Quantum Ising Model on $(2+1)-$Dimensional Anti$-$de Sitter Space using Tensor Networks
Simon Catterall, Alexander F. Kemper, Yannick Meurice, Abhishek Samlodia, Goksu Can Toga
TL;DR
This paper tackles holographic physics within a discrete hyperbolic lattice by studying the (2+1)-D AdS Ising model using MPS/MPO methods. The authors deploy DMRG to obtain ground states up to ~232 spins and TEBD with MPOs to explore dynamics, focusing on bulk phase structure, boundary correlators, and entropy scaling. They find a bulk ordered/disordered transition, power-law boundary correlations in the disordered phase, and logarithmic boundary entanglement at criticality (with central charge $c\approx 1$) while the full system shows volume-law entanglement; OTOCs indicate scrambling behavior. The results illustrate both the potential and the current limitations of tensor-network approaches for discrete holographic models, highlighting the need for larger bond dimensions or quantum algorithms to access more detailed boundary CFT features.
Abstract
We study the quantum Ising model on (2+1)-dimensional anti-de Sitter space using Matrix Product States (MPS) and Matrix Product Operators (MPOs).
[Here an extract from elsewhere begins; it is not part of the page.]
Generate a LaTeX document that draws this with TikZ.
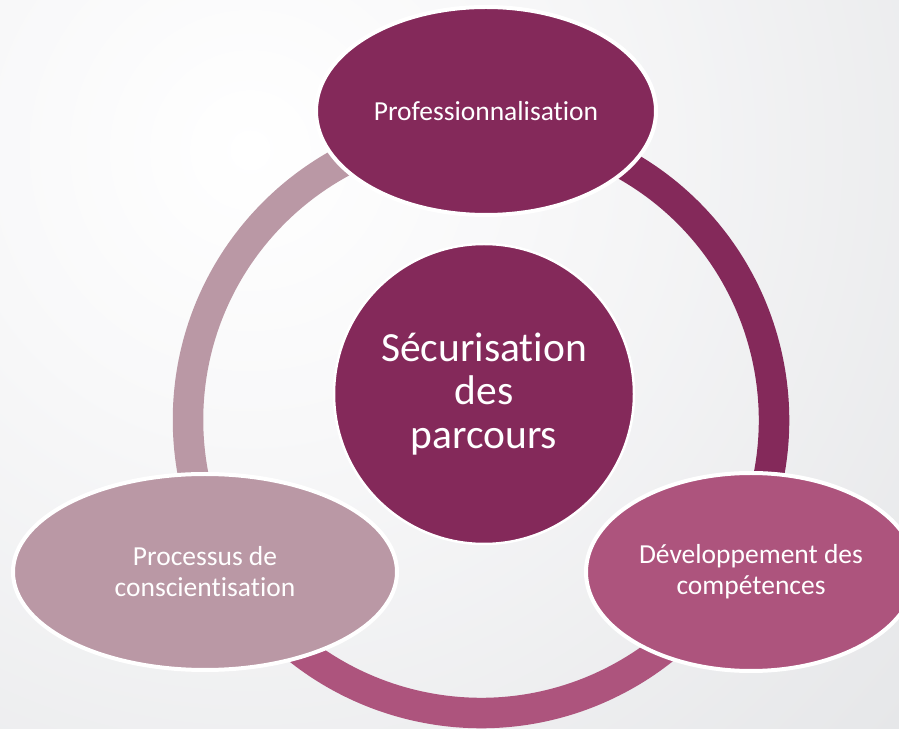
\documentclass[tikz,border=0pt]{standalone}
\usepackage{fontspec}
\setmainfont{Carlito}[RawFeature={-liga;-clig}]
\usetikzlibrary{shapes.geometric}
\definecolor{darkplum}{HTML}{84295A}
\definecolor{midplum}{HTML}{AD547D}
\definecolor{lightplum}{HTML}{BA98A5}
\definecolor{bgA}{HTML}{F8F8F9}
\definecolor{bgB}{HTML}{E5E6E8}
\pgfdeclareradialshading{bgshade}{\pgfpoint{0bp}{0bp}}{color(0bp)=(white); color(280bp)=(bgA); color(900bp)=(bgB)}
\tikzset{
  ringseg/.style={line width=30.5pt},
  blob/.style={ellipse, draw=white, line width=4pt, inner sep=0pt, text=white, align=center,
    font=\fontsize{27.5}{31}\selectfont},
  hub/.style={circle, draw=white, line width=2.5pt, inner sep=0pt, text=white, align=center,
    font=\fontsize{41.5}{43.5}\selectfont}
}
\begin{document}
\begin{tikzpicture}[x=1pt,y=1pt]
\useasboundingbox (0,0) rectangle (899,728);
\begin{scope}
  \clip (0,0) rectangle (899,728);
  \node[inner sep=0pt, outer sep=0pt] (bg) at (250,578) {\pgfuseshading{bgshade}};
\end{scope}
\coordinate (ringc) at (481,308);
% ring segments
\draw[ringseg, darkplum] (ringc) ++(-29.4:293) arc[start angle=-29.4, end angle=89, radius=293];
\draw[ringseg, midplum] (ringc) ++(-151.2:293) arc[start angle=-151.2, end angle=-29.4, radius=293];
\draw[ringseg, lightplum] (ringc) ++(89:293) arc[start angle=89, end angle=208.8, radius=293];
% nodes
\node[blob, fill=darkplum, minimum width=340pt, minimum height=208pt] (prof) at (486,617) {Professionnalisation};
\node[blob, fill=lightplum, minimum width=384pt, minimum height=196pt] (proc) at (205,156) {Processus de\\conscientisation};
\node[blob, fill=midplum, minimum width=330pt, minimum height=198pt] (dev) at (751,156) {Développement des\\compétences};
\node[hub, fill=darkplum, minimum size=300pt] (secu) at (484,334) {Sécurisation\\des\\parcours};
\end{tikzpicture}
\end{document}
Our spatial lattices correspond to regular tessellations of hyperbolic space with coordination number seven. We find the ground state of this model using the Density Matrix Renormalization Group (DMRG) algorithm which allowed us to probe lattices that range in size up to 232 sites. We explore the bulk phase diagram of the theory and find disordered and ordered phases separated by a phase transition. We find that the boundary-boundary spin correlation function exhibits power law scaling deep in the disordered phase of the Ising model consistent with the anti-de Sitter background. By tracing out the bulk indices, we are able to compute the density matrix for the boundary theory. At the critical point, we find the entanglement entropy exhibits the logarithmic dependence of boundary length expected for a one-dimensional CFT but away from this, we see a linear scaling. In comparison, the full system exhibits a volume law scaling, which is expected in chaotic and highly connected systems. We also measure Out-of-time-Ordered-Correlators (OTOCs) to explore the scrambling behavior of the theory.